--- Start ---

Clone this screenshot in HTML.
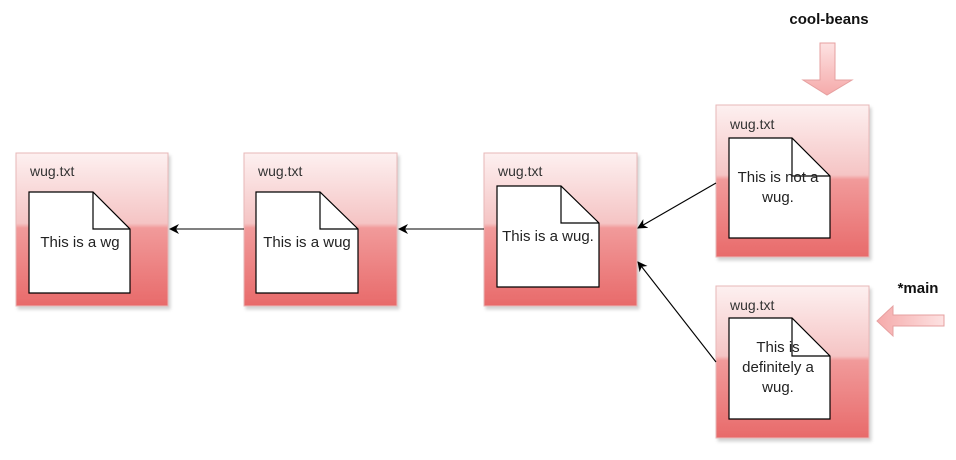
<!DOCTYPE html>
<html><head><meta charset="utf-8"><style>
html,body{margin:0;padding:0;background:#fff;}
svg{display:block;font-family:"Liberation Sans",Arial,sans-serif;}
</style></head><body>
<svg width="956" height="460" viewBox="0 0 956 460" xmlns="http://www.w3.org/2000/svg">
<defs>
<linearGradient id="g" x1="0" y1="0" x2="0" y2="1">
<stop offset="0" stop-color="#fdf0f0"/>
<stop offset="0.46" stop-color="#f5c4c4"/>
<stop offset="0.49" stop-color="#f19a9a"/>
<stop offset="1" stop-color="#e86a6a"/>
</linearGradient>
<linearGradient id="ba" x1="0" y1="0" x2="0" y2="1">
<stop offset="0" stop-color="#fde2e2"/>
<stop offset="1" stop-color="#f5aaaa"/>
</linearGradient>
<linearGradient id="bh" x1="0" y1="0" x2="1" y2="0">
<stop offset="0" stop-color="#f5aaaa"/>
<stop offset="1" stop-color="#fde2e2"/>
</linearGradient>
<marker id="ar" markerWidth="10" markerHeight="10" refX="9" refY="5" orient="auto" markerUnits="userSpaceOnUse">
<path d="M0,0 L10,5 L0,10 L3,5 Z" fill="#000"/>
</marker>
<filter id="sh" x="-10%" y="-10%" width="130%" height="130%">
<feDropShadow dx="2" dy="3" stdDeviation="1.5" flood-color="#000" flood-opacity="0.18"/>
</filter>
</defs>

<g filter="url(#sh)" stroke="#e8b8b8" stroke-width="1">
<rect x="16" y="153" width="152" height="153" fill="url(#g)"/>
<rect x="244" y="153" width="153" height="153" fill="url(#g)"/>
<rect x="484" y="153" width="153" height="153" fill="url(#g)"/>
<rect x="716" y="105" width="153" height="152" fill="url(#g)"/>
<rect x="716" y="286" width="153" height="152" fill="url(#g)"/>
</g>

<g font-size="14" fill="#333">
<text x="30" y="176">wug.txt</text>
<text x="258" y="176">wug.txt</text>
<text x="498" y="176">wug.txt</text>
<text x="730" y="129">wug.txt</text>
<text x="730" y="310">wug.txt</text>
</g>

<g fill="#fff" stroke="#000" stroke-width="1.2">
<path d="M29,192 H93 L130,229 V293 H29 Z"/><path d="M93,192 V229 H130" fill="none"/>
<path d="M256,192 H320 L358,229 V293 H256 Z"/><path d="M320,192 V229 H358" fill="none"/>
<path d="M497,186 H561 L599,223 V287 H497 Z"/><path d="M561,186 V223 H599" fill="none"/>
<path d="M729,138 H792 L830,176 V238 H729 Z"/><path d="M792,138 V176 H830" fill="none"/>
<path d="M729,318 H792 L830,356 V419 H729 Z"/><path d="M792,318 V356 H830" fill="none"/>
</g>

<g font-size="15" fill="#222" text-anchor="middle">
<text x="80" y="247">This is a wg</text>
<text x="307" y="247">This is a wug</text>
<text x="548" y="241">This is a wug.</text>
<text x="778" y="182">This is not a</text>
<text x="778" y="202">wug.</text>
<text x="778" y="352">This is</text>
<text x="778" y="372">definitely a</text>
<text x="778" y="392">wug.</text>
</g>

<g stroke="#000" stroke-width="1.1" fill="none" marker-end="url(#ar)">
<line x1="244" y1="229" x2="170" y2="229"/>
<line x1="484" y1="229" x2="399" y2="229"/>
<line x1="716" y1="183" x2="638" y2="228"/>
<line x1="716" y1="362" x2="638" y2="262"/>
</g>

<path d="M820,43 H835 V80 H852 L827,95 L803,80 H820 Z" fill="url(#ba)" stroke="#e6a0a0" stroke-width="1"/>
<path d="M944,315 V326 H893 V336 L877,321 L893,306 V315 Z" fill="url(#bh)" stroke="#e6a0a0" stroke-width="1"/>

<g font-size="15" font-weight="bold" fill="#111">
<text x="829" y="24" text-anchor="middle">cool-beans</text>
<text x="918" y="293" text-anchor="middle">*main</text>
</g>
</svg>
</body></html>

--- End ---

#### [Given instruction]
Transcribe the listing above verbatim. Omit the pictures.

#### [Complete response]
Clone this screenshot in HTML.
<!DOCTYPE html>
<html><head><meta charset="utf-8"><style>
html,body{margin:0;padding:0;background:#fff;}
svg{display:block;font-family:"Liberation Sans",Arial,sans-serif;}
</style></head><body>
<svg width="956" height="460" viewBox="0 0 956 460" xmlns="http://www.w3.org/2000/svg">
<defs>
<linearGradient id="g" x1="0" y1="0" x2="0" y2="1">
<stop offset="0" stop-color="#fdf0f0"/>
<stop offset="0.46" stop-color="#f5c4c4"/>
<stop offset="0.49" stop-color="#f19a9a"/>
<stop offset="1" stop-color="#e86a6a"/>
</linearGradient>
<linearGradient id="ba" x1="0" y1="0" x2="0" y2="1">
<stop offset="0" stop-color="#fde2e2"/>
<stop offset="1" stop-color="#f5aaaa"/>
</linearGradient>
<linearGradient id="bh" x1="0" y1="0" x2="1" y2="0">
<stop offset="0" stop-color="#f5aaaa"/>
<stop offset="1" stop-color="#fde2e2"/>
</linearGradient>
<marker id="ar" markerWidth="10" markerHeight="10" refX="9" refY="5" orient="auto" markerUnits="userSpaceOnUse">
<path d="M0,0 L10,5 L0,10 L3,5 Z" fill="#000"/>
</marker>
<filter id="sh" x="-10%" y="-10%" width="130%" height="130%">
<feDropShadow dx="2" dy="3" stdDeviation="1.5" flood-color="#000" flood-opacity="0.18"/>
</filter>
</defs>

<g filter="url(#sh)" stroke="#e8b8b8" stroke-width="1">
<rect x="16" y="153" width="152" height="153" fill="url(#g)"/>
<rect x="244" y="153" width="153" height="153" fill="url(#g)"/>
<rect x="484" y="153" width="153" height="153" fill="url(#g)"/>
<rect x="716" y="105" width="153" height="152" fill="url(#g)"/>
<rect x="716" y="286" width="153" height="152" fill="url(#g)"/>
</g>

<g font-size="14" fill="#333">
<text x="30" y="176">wug.txt</text>
<text x="258" y="176">wug.txt</text>
<text x="498" y="176">wug.txt</text>
<text x="730" y="129">wug.txt</text>
<text x="730" y="310">wug.txt</text>
</g>

<g fill="#fff" stroke="#000" stroke-width="1.2">
<path d="M29,192 H93 L130,229 V293 H29 Z"/><path d="M93,192 V229 H130" fill="none"/>
<path d="M256,192 H320 L358,229 V293 H256 Z"/><path d="M320,192 V229 H358" fill="none"/>
<path d="M497,186 H561 L599,223 V287 H497 Z"/><path d="M561,186 V223 H599" fill="none"/>
<path d="M729,138 H792 L830,176 V238 H729 Z"/><path d="M792,138 V176 H830" fill="none"/>
<path d="M729,318 H792 L830,356 V419 H729 Z"/><path d="M792,318 V356 H830" fill="none"/>
</g>

<g font-size="15" fill="#222" text-anchor="middle">
<text x="80" y="247">This is a wg</text>
<text x="307" y="247">This is a wug</text>
<text x="548" y="241">This is a wug.</text>
<text x="778" y="182">This is not a</text>
<text x="778" y="202">wug.</text>
<text x="778" y="352">This is</text>
<text x="778" y="372">definitely a</text>
<text x="778" y="392">wug.</text>
</g>

<g stroke="#000" stroke-width="1.1" fill="none" marker-end="url(#ar)">
<line x1="244" y1="229" x2="170" y2="229"/>
<line x1="484" y1="229" x2="399" y2="229"/>
<line x1="716" y1="183" x2="638" y2="228"/>
<line x1="716" y1="362" x2="638" y2="262"/>
</g>

<path d="M820,43 H835 V80 H852 L827,95 L803,80 H820 Z" fill="url(#ba)" stroke="#e6a0a0" stroke-width="1"/>
<path d="M944,315 V326 H893 V336 L877,321 L893,306 V315 Z" fill="url(#bh)" stroke="#e6a0a0" stroke-width="1"/>

<g font-size="15" font-weight="bold" fill="#111">
<text x="829" y="24" text-anchor="middle">cool-beans</text>
<text x="918" y="293" text-anchor="middle">*main</text>
</g>
</svg>
</body></html>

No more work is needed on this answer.